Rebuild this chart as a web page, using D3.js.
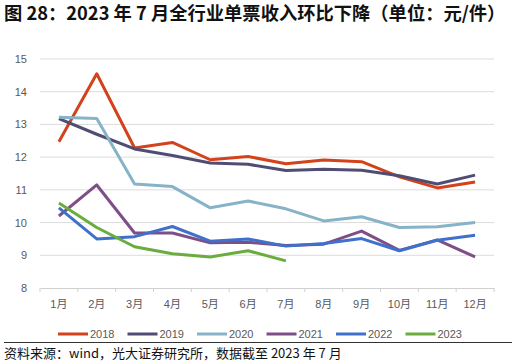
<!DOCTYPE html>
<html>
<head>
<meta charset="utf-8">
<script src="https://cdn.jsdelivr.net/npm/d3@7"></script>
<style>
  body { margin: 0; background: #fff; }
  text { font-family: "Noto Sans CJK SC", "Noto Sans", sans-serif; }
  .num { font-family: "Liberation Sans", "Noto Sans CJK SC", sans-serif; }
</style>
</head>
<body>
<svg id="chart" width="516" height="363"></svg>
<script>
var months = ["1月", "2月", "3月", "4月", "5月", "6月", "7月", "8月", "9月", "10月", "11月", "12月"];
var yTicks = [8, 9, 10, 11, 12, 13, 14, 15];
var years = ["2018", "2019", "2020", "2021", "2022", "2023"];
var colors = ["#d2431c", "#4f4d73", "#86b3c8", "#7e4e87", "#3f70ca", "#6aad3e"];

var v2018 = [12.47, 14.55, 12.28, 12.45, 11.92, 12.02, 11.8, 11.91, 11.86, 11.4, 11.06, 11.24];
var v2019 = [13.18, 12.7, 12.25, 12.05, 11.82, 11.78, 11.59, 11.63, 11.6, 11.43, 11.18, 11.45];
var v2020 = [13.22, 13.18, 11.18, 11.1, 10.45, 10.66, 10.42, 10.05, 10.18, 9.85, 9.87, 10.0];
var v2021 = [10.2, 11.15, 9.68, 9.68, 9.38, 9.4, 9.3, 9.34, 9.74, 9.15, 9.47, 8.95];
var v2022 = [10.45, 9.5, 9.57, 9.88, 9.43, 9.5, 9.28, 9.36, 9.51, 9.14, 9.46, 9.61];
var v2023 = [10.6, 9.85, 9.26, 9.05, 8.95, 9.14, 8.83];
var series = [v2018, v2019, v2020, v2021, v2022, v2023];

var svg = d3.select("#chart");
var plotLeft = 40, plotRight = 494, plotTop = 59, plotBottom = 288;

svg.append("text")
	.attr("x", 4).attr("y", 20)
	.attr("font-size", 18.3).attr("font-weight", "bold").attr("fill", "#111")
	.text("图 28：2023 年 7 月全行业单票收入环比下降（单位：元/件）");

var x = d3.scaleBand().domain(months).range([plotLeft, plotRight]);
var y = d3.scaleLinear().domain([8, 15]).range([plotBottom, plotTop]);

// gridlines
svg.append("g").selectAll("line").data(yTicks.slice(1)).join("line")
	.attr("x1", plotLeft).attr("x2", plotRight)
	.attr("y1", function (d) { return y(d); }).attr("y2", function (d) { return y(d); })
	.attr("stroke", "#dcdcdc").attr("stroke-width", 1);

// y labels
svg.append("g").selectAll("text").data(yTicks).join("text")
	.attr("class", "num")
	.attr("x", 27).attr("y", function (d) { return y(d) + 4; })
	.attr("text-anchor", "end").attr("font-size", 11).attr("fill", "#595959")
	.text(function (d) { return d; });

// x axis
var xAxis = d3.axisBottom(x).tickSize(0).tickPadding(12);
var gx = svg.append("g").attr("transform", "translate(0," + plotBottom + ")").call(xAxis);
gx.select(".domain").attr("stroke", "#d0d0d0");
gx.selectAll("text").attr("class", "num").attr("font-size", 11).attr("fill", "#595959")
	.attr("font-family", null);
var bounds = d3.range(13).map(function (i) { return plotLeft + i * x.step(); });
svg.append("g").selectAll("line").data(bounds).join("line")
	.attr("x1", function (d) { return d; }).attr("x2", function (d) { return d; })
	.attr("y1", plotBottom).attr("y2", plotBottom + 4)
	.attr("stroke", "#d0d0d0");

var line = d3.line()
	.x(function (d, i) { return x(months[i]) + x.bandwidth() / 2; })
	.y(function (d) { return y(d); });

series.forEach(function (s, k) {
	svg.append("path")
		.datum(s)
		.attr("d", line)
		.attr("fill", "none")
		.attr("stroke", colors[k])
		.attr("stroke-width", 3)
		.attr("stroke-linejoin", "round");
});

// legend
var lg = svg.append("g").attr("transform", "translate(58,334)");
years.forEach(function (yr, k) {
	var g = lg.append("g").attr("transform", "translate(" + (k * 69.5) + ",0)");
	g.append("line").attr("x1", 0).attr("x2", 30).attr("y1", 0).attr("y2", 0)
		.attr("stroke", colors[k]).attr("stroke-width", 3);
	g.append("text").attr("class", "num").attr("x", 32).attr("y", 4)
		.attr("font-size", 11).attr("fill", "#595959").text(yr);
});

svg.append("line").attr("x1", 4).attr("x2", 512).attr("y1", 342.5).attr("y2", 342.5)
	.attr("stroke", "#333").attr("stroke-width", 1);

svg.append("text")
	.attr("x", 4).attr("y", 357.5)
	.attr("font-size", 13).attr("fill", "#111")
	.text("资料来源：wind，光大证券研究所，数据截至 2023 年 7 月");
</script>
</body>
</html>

WHAT TO PRODUCE: Write out the full set of lines verbatim, without the pictures.

SOLUTION TO THIS EXERCISE:
Rebuild this chart as a web page, using D3.js.
<!DOCTYPE html>
<html>
<head>
<meta charset="utf-8">
<script src="https://cdn.jsdelivr.net/npm/d3@7"></script>
<style>
  body { margin: 0; background: #fff; }
  text { font-family: "Noto Sans CJK SC", "Noto Sans", sans-serif; }
  .num { font-family: "Liberation Sans", "Noto Sans CJK SC", sans-serif; }
</style>
</head>
<body>
<svg id="chart" width="516" height="363"></svg>
<script>
var months = ["1月", "2月", "3月", "4月", "5月", "6月", "7月", "8月", "9月", "10月", "11月", "12月"];
var yTicks = [8, 9, 10, 11, 12, 13, 14, 15];
var years = ["2018", "2019", "2020", "2021", "2022", "2023"];
var colors = ["#d2431c", "#4f4d73", "#86b3c8", "#7e4e87", "#3f70ca", "#6aad3e"];

var v2018 = [12.47, 14.55, 12.28, 12.45, 11.92, 12.02, 11.8, 11.91, 11.86, 11.4, 11.06, 11.24];
var v2019 = [13.18, 12.7, 12.25, 12.05, 11.82, 11.78, 11.59, 11.63, 11.6, 11.43, 11.18, 11.45];
var v2020 = [13.22, 13.18, 11.18, 11.1, 10.45, 10.66, 10.42, 10.05, 10.18, 9.85, 9.87, 10.0];
var v2021 = [10.2, 11.15, 9.68, 9.68, 9.38, 9.4, 9.3, 9.34, 9.74, 9.15, 9.47, 8.95];
var v2022 = [10.45, 9.5, 9.57, 9.88, 9.43, 9.5, 9.28, 9.36, 9.51, 9.14, 9.46, 9.61];
var v2023 = [10.6, 9.85, 9.26, 9.05, 8.95, 9.14, 8.83];
var series = [v2018, v2019, v2020, v2021, v2022, v2023];

var svg = d3.select("#chart");
var plotLeft = 40, plotRight = 494, plotTop = 59, plotBottom = 288;

svg.append("text")
	.attr("x", 4).attr("y", 20)
	.attr("font-size", 18.3).attr("font-weight", "bold").attr("fill", "#111")
	.text("图 28：2023 年 7 月全行业单票收入环比下降（单位：元/件）");

var x = d3.scaleBand().domain(months).range([plotLeft, plotRight]);
var y = d3.scaleLinear().domain([8, 15]).range([plotBottom, plotTop]);

// gridlines
svg.append("g").selectAll("line").data(yTicks.slice(1)).join("line")
	.attr("x1", plotLeft).attr("x2", plotRight)
	.attr("y1", function (d) { return y(d); }).attr("y2", function (d) { return y(d); })
	.attr("stroke", "#dcdcdc").attr("stroke-width", 1);

// y labels
svg.append("g").selectAll("text").data(yTicks).join("text")
	.attr("class", "num")
	.attr("x", 27).attr("y", function (d) { return y(d) + 4; })
	.attr("text-anchor", "end").attr("font-size", 11).attr("fill", "#595959")
	.text(function (d) { return d; });

// x axis
var xAxis = d3.axisBottom(x).tickSize(0).tickPadding(12);
var gx = svg.append("g").attr("transform", "translate(0," + plotBottom + ")").call(xAxis);
gx.select(".domain").attr("stroke", "#d0d0d0");
gx.selectAll("text").attr("class", "num").attr("font-size", 11).attr("fill", "#595959")
	.attr("font-family", null);
var bounds = d3.range(13).map(function (i) { return plotLeft + i * x.step(); });
svg.append("g").selectAll("line").data(bounds).join("line")
	.attr("x1", function (d) { return d; }).attr("x2", function (d) { return d; })
	.attr("y1", plotBottom).attr("y2", plotBottom + 4)
	.attr("stroke", "#d0d0d0");

var line = d3.line()
	.x(function (d, i) { return x(months[i]) + x.bandwidth() / 2; })
	.y(function (d) { return y(d); });

series.forEach(function (s, k) {
	svg.append("path")
		.datum(s)
		.attr("d", line)
		.attr("fill", "none")
		.attr("stroke", colors[k])
		.attr("stroke-width", 3)
		.attr("stroke-linejoin", "round");
});

// legend
var lg = svg.append("g").attr("transform", "translate(58,334)");
years.forEach(function (yr, k) {
	var g = lg.append("g").attr("transform", "translate(" + (k * 69.5) + ",0)");
	g.append("line").attr("x1", 0).attr("x2", 30).attr("y1", 0).attr("y2", 0)
		.attr("stroke", colors[k]).attr("stroke-width", 3);
	g.append("text").attr("class", "num").attr("x", 32).attr("y", 4)
		.attr("font-size", 11).attr("fill", "#595959").text(yr);
});

svg.append("line").attr("x1", 4).attr("x2", 512).attr("y1", 342.5).attr("y2", 342.5)
	.attr("stroke", "#333").attr("stroke-width", 1);

svg.append("text")
	.attr("x", 4).attr("y", 357.5)
	.attr("font-size", 13).attr("fill", "#111")
	.text("资料来源：wind，光大证券研究所，数据截至 2023 年 7 月");
</script>
</body>
</html>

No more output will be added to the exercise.